Two things: one easy, and the other a bit more involved.

The easy one is that there was a unique supplier recovery (claw back)  of certain cost elements in Q4 2010 that would not be repeatable on a regular basis (and placed the 2010 Q4 cost-of-goods-sold (COGS) below the 2010 annual average).  But there is also an additional factor.

In 2011 we introduced quality improvements that have not yet been deployed on a large scale, that are being amortized on more frequent small production runs (rather than fewer large production runs). 

Two examples of the quality improvements are a special effects label for better shelf presence and a special technical treatment of the bottle to diminish/eliminate “panelling” (denting) of bottles that is a partial vaccum created through the effect of the product on the recyclable plastic.  As we have been reducing our 504 capital draw from the markets, we have been making smaller individual production runs.   Also, in 2011 vs 2010, we had more production related freight costs of moving around manufacturing inputs and outputs (parts and finished product) pending completion of additional warehouse space attached to the production facility.   That specific factor is being diminished in 2012 as the production facility holds more at hand, rather than receiving “as needed”.

When we carry out our new re-financing, one of the “use of funds” elements is to return to larger production runs and holding more inventory on hand so that all production elements are more efficient.  Also, we will then proceed with a new resin for the bottle that requires no special treatment but does need completion of a production mold associated with minimum volumes.   There is quite a saving when ordering labels 200,000 at a time instead of 5,000 per run, for example.   The cost efficiencies that I am describing can easily account for 10 percentage points of margin, or more.
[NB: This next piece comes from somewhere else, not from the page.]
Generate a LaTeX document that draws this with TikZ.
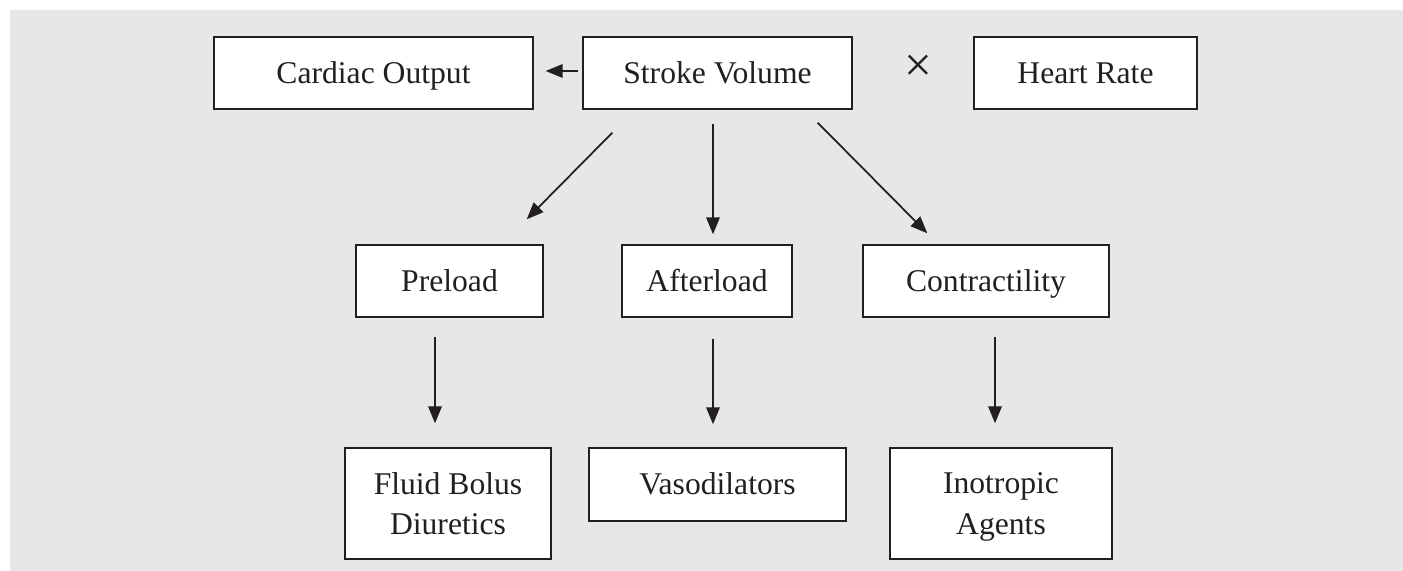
\documentclass[tikz,border=0pt]{standalone}
\usepackage{fontspec}
\setmainfont{Liberation Serif}
\usetikzlibrary{arrows.meta, calc}
\definecolor{panelgray}{HTML}{E6E7E8}
\definecolor{inkdark}{HTML}{231F20}

\begin{document}
\begin{tikzpicture}[
    x=0.02cm, y=-0.02cm,
    box/.style={rectangle, draw=inkdark, fill=white, line width=0.8pt, inner sep=0pt, align=center, text=inkdark, font=\fontsize{18}{23}\selectfont},
    oneline/.style={box, text height=11.9pt, text depth=0pt},
    twoline/.style={box, text depth=0pt},
    arrow/.style={-{Triangle[length=0.34cm, width=0.27cm]}, draw=inkdark, line width=1pt}
]

% Background panel
\useasboundingbox (0,0) rectangle (1403,571);
\fill[panelgray] (10,10) rectangle (1403,571);

% Top row
\node[oneline, minimum width=6.38cm, minimum height=1.44cm] (cardiac) at (373.5, 73) {Cardiac Output};
\node[oneline, minimum width=5.38cm, minimum height=1.44cm] (stroke) at (717.5, 73) {Stroke Volume};
\node[text=inkdark, font=\fontsize{28}{28}\selectfont, inner sep=0pt] (times) at (918, 68) {×};
\node[oneline, minimum width=4.46cm, minimum height=1.44cm] (heart) at (1085.5, 73) {Heart Rate};

% Determinants
\node[oneline, minimum width=3.74cm, minimum height=1.44cm] (preload) at (449.5, 281) {Preload};
\node[oneline, minimum width=3.4cm, minimum height=1.44cm] (afterload) at (707, 281) {Afterload};
\node[oneline, minimum width=4.92cm, minimum height=1.44cm] (contract) at (986, 281) {Contractility};

% Treatments
\node[twoline, minimum width=4.12cm, minimum height=2.22cm] (fluid) at (448, 503.5) {Fluid Bolus\\Diuretics};
\node[oneline, minimum width=5.14cm, minimum height=1.46cm] (vaso) at (717.5, 484.5) {Vasodilators};
\node[twoline, minimum width=4.44cm, minimum height=2.22cm] (inotrop) at (1001, 503.5) {Inotropic\\Agents};

% Arrows
\draw[arrow] ($(stroke.west)+(-4,-2)$) -- ($(cardiac.east)+(12,-2)$);
\draw[arrow] ($(stroke.south west)+(30,23)$) -- ($(preload.north east)+(-17,-25)$);
\draw[arrow] ($(stroke.south)+(-4.5,14)$) -- ($(afterload.north)+(6,-10)$);
\draw[arrow] ($(stroke.south east)+(-35,13)$) -- ($(contract.north west)+(65,-11)$);
\draw[arrow] ($(preload.south)+(-14.5,19)$) -- ($(fluid.north)+(-13,-24)$);
\draw[arrow] ($(afterload.south)+(6,21)$) -- ($(vaso.north)+(-4.5,-23)$);
\draw[arrow] ($(contract.south)+(9,19)$) -- ($(inotrop.north)+(-6,-24)$);

\end{tikzpicture}
\end{document}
Bottom line:  We benefited in Q4 2010 from a special opportunity on costing, and subsequently we increased our packaging quality in 2011 over 2010, but have not been able to amortize the improved items over large runs yet.   A high-res picture of one version of the new special effects label effect is shown here.  The earlier version was a flat paper effect.   The label can be thought of as one of the most important aspects of advertising.  With the substantial reduction in conventional marketing spend in 2011, there was a savings available to put back into the product itself.  However, according to generally accepted accounting principles,  that investment in the upgraded label as an ad appears in the production COGS, rather than in advertising/marketing.